◆ AVAILABLE DATA

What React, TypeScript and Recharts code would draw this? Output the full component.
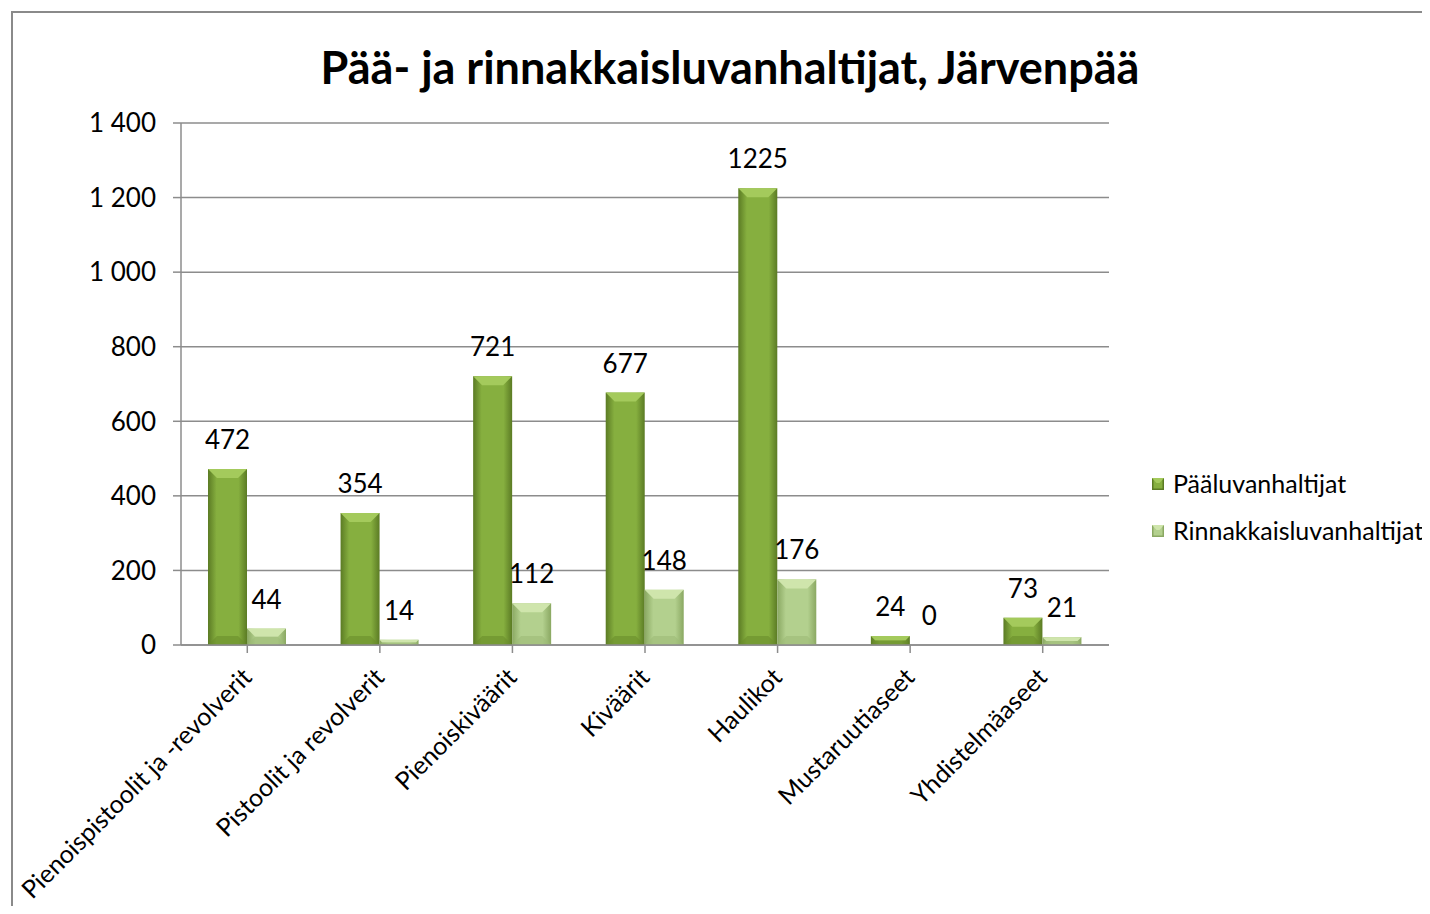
import React from "react";
import {
  BarChart,
  Bar,
  XAxis,
  YAxis,
  CartesianGrid,
  LabelList,
} from "recharts";

const categories = [
  "Pienoispistoolit ja -revolverit",
  "Pistoolit ja revolverit",
  "Pienoiskiväärit",
  "Kiväärit",
  "Haulikot",
  "Mustaruutiaseet",
  "Yhdistelmäaseet",
];
const paaluvat = [472, 354, 721, 677, 1225, 24, 73];
const rinnakkaisluvat = [44, 14, 112, 148, 176, 0, 21];
const yTicks = [0, 200, 400, 600, 800, 1000, 1200, 1400];

const seriesNames = ["Pääluvanhaltijat", "Rinnakkaisluvanhaltijat"];

const FONT = "Lato, 'Open Sans', sans-serif";
const GRID = "#8c8c8c";

const rows = categories.map((name, i) => ({
  name,
  main: paaluvat[i],
  side: rinnakkaisluvat[i],
}));

const palette = {
  main: { edge: "#5b7b24", mid: "#86af3f", top: "#a4ca5c", bottom: "#6a8d2c" },
  side: { edge: "#8aa862", mid: "#b3d08e", top: "#cfe5ac", bottom: "#9dbb76" },
};

function bevelShape(kind: "main" | "side") {
  const c = palette[kind];
  return (props: any) => {
    const { x, y, width, height } = props;
    if (!height || height <= 0) return <g />;
    const b = Math.min(9, height / 2, width / 4);
    return (
      <g>
        <rect x={x} y={y} width={width} height={height} fill={`url(#grad-${kind})`} />
        <polygon
          points={`${x},${y} ${x + width},${y} ${x + width - b},${y + b} ${x + b},${y + b}`}
          fill={c.top}
        />
        <polygon
          points={`${x},${y + height} ${x + width},${y + height} ${x + width - b},${y + height - b} ${x + b},${y + height - b}`}
          fill={c.bottom}
          opacity={0.6}
        />
      </g>
    );
  };
}

const fmt = (v: number) => String(v).replace(/\B(?=(\d{3})+(?!\d))/g, " ");

function XTick(props: any) {
  const { x, y, payload } = props;
  return (
    <g transform={`translate(${x + 6},${y + 26})`}>
      <text
        transform="rotate(-45)"
        textAnchor="end"
        fontSize={25}
        fontFamily={FONT}
        fill="#000"
      >
        {payload.value}
      </text>
    </g>
  );
}

function LegendIcon({ kind }: { kind: "main" | "side" }) {
  const c = palette[kind];
  return (
    <svg width={12} height={12} style={{ display: "block" }}>
      <rect x={0} y={0} width={12} height={12} fill={c.edge} />
      <rect x={1.5} y={1.5} width={9} height={9} fill={c.mid} />
      <polygon points="0,0 12,0 7.5,5 4.5,5" fill={c.top} />
    </svg>
  );
}

export default function App() {
  return (
    <div
      style={{
        position: "relative",
        width: 1422,
        height: 898,
        overflow: "hidden",
        background: "#fff",
        fontFamily: FONT,
      }}
    >
      <div
        style={{
          position: "absolute",
          left: 3,
          top: 3,
          width: 1450,
          height: 940,
          border: "2px solid #8a8a8a",
        }}
      />
      <div
        style={{
          position: "absolute",
          left: 0,
          width: 1444,
          top: 37,
          textAlign: "center",
          fontSize: 45,
          fontWeight: 700,
          lineHeight: 1,
          color: "#000",
        }}
      >
        Pää- ja rinnakkaisluvanhaltijat, Järvenpää
      </div>
      <BarChart
        width={1422}
        height={898}
        data={rows}
        margin={{ top: 115, right: 321, bottom: 6, left: 0 }}
        barSize={39}
        barGap={0}
        style={{ position: "absolute", left: 0, top: 0 }}
      >
        <defs>
          {(["main", "side"] as const).map((k) => (
            <linearGradient key={k} id={`grad-${k}`} x1="0" y1="0" x2="1" y2="0">
              <stop offset="0%" stopColor={palette[k].edge} />
              <stop offset="22%" stopColor={palette[k].mid} />
              <stop offset="78%" stopColor={palette[k].mid} />
              <stop offset="100%" stopColor={palette[k].edge} />
            </linearGradient>
          ))}
        </defs>
        <CartesianGrid vertical={false} stroke={GRID} strokeWidth={1.5} />
        <XAxis
          dataKey="name"
          interval={0}
          height={255}
          tickSize={8}
          tickMargin={0}
          axisLine={{ stroke: GRID, strokeWidth: 1.5 }}
          tickLine={{ stroke: GRID, strokeWidth: 1.5 }}
          tick={<XTick />}
        />
        <YAxis
          width={173}
          domain={[0, 1400]}
          ticks={yTicks}
          tickSize={8}
          tickMargin={17}
          tickFormatter={fmt}
          axisLine={{ stroke: GRID, strokeWidth: 1.5 }}
          tickLine={{ stroke: GRID, strokeWidth: 1.5 }}
          tick={{ fontSize: 26, fontFamily: FONT, fill: "#000" }}
        />
        <Bar dataKey="main" name={seriesNames[0]} shape={bevelShape("main")} isAnimationActive={false}>
          <LabelList
            dataKey="main"
            position="top"
            offset={20}
            fontSize={26}
            fontFamily={FONT}
            fill="#000"
          />
        </Bar>
        <Bar dataKey="side" name={seriesNames[1]} shape={bevelShape("side")} isAnimationActive={false}>
          <LabelList
            dataKey="side"
            position="top"
            offset={20}
            fontSize={26}
            fontFamily={FONT}
            fill="#000"
          />
        </Bar>
      </BarChart>
      <div style={{ position: "absolute", left: 1144, top: 452, fontSize: 25, color: "#000" }}>
        {(["main", "side"] as const).map((k, i) => (
          <div
            key={k}
            style={{ display: "flex", alignItems: "center", height: 47, lineHeight: 1 }}
          >
            <LegendIcon kind={k} />
            <span style={{ marginLeft: 9 }}>{seriesNames[i]}</span>
          </div>
        ))}
      </div>
    </div>
  );
}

◆ TASK STATEMENT
Give every line back word for word and leave the pictures out.

◆ WRITTEN RESPONSE
What React, TypeScript and Recharts code would draw this? Output the full component.
import React from "react";
import {
  BarChart,
  Bar,
  XAxis,
  YAxis,
  CartesianGrid,
  LabelList,
} from "recharts";

const categories = [
  "Pienoispistoolit ja -revolverit",
  "Pistoolit ja revolverit",
  "Pienoiskiväärit",
  "Kiväärit",
  "Haulikot",
  "Mustaruutiaseet",
  "Yhdistelmäaseet",
];
const paaluvat = [472, 354, 721, 677, 1225, 24, 73];
const rinnakkaisluvat = [44, 14, 112, 148, 176, 0, 21];
const yTicks = [0, 200, 400, 600, 800, 1000, 1200, 1400];

const seriesNames = ["Pääluvanhaltijat", "Rinnakkaisluvanhaltijat"];

const FONT = "Lato, 'Open Sans', sans-serif";
const GRID = "#8c8c8c";

const rows = categories.map((name, i) => ({
  name,
  main: paaluvat[i],
  side: rinnakkaisluvat[i],
}));

const palette = {
  main: { edge: "#5b7b24", mid: "#86af3f", top: "#a4ca5c", bottom: "#6a8d2c" },
  side: { edge: "#8aa862", mid: "#b3d08e", top: "#cfe5ac", bottom: "#9dbb76" },
};

function bevelShape(kind: "main" | "side") {
  const c = palette[kind];
  return (props: any) => {
    const { x, y, width, height } = props;
    if (!height || height <= 0) return <g />;
    const b = Math.min(9, height / 2, width / 4);
    return (
      <g>
        <rect x={x} y={y} width={width} height={height} fill={`url(#grad-${kind})`} />
        <polygon
          points={`${x},${y} ${x + width},${y} ${x + width - b},${y + b} ${x + b},${y + b}`}
          fill={c.top}
        />
        <polygon
          points={`${x},${y + height} ${x + width},${y + height} ${x + width - b},${y + height - b} ${x + b},${y + height - b}`}
          fill={c.bottom}
          opacity={0.6}
        />
      </g>
    );
  };
}

const fmt = (v: number) => String(v).replace(/\B(?=(\d{3})+(?!\d))/g, " ");

function XTick(props: any) {
  const { x, y, payload } = props;
  return (
    <g transform={`translate(${x + 6},${y + 26})`}>
      <text
        transform="rotate(-45)"
        textAnchor="end"
        fontSize={25}
        fontFamily={FONT}
        fill="#000"
      >
        {payload.value}
      </text>
    </g>
  );
}

function LegendIcon({ kind }: { kind: "main" | "side" }) {
  const c = palette[kind];
  return (
    <svg width={12} height={12} style={{ display: "block" }}>
      <rect x={0} y={0} width={12} height={12} fill={c.edge} />
      <rect x={1.5} y={1.5} width={9} height={9} fill={c.mid} />
      <polygon points="0,0 12,0 7.5,5 4.5,5" fill={c.top} />
    </svg>
  );
}

export default function App() {
  return (
    <div
      style={{
        position: "relative",
        width: 1422,
        height: 898,
        overflow: "hidden",
        background: "#fff",
        fontFamily: FONT,
      }}
    >
      <div
        style={{
          position: "absolute",
          left: 3,
          top: 3,
          width: 1450,
          height: 940,
          border: "2px solid #8a8a8a",
        }}
      />
      <div
        style={{
          position: "absolute",
          left: 0,
          width: 1444,
          top: 37,
          textAlign: "center",
          fontSize: 45,
          fontWeight: 700,
          lineHeight: 1,
          color: "#000",
        }}
      >
        Pää- ja rinnakkaisluvanhaltijat, Järvenpää
      </div>
      <BarChart
        width={1422}
        height={898}
        data={rows}
        margin={{ top: 115, right: 321, bottom: 6, left: 0 }}
        barSize={39}
        barGap={0}
        style={{ position: "absolute", left: 0, top: 0 }}
      >
        <defs>
          {(["main", "side"] as const).map((k) => (
            <linearGradient key={k} id={`grad-${k}`} x1="0" y1="0" x2="1" y2="0">
              <stop offset="0%" stopColor={palette[k].edge} />
              <stop offset="22%" stopColor={palette[k].mid} />
              <stop offset="78%" stopColor={palette[k].mid} />
              <stop offset="100%" stopColor={palette[k].edge} />
            </linearGradient>
          ))}
        </defs>
        <CartesianGrid vertical={false} stroke={GRID} strokeWidth={1.5} />
        <XAxis
          dataKey="name"
          interval={0}
          height={255}
          tickSize={8}
          tickMargin={0}
          axisLine={{ stroke: GRID, strokeWidth: 1.5 }}
          tickLine={{ stroke: GRID, strokeWidth: 1.5 }}
          tick={<XTick />}
        />
        <YAxis
          width={173}
          domain={[0, 1400]}
          ticks={yTicks}
          tickSize={8}
          tickMargin={17}
          tickFormatter={fmt}
          axisLine={{ stroke: GRID, strokeWidth: 1.5 }}
          tickLine={{ stroke: GRID, strokeWidth: 1.5 }}
          tick={{ fontSize: 26, fontFamily: FONT, fill: "#000" }}
        />
        <Bar dataKey="main" name={seriesNames[0]} shape={bevelShape("main")} isAnimationActive={false}>
          <LabelList
            dataKey="main"
            position="top"
            offset={20}
            fontSize={26}
            fontFamily={FONT}
            fill="#000"
          />
        </Bar>
        <Bar dataKey="side" name={seriesNames[1]} shape={bevelShape("side")} isAnimationActive={false}>
          <LabelList
            dataKey="side"
            position="top"
            offset={20}
            fontSize={26}
            fontFamily={FONT}
            fill="#000"
          />
        </Bar>
      </BarChart>
      <div style={{ position: "absolute", left: 1144, top: 452, fontSize: 25, color: "#000" }}>
        {(["main", "side"] as const).map((k, i) => (
          <div
            key={k}
            style={{ display: "flex", alignItems: "center", height: 47, lineHeight: 1 }}
          >
            <LegendIcon kind={k} />
            <span style={{ marginLeft: 9 }}>{seriesNames[i]}</span>
          </div>
        ))}
      </div>
    </div>
  );
}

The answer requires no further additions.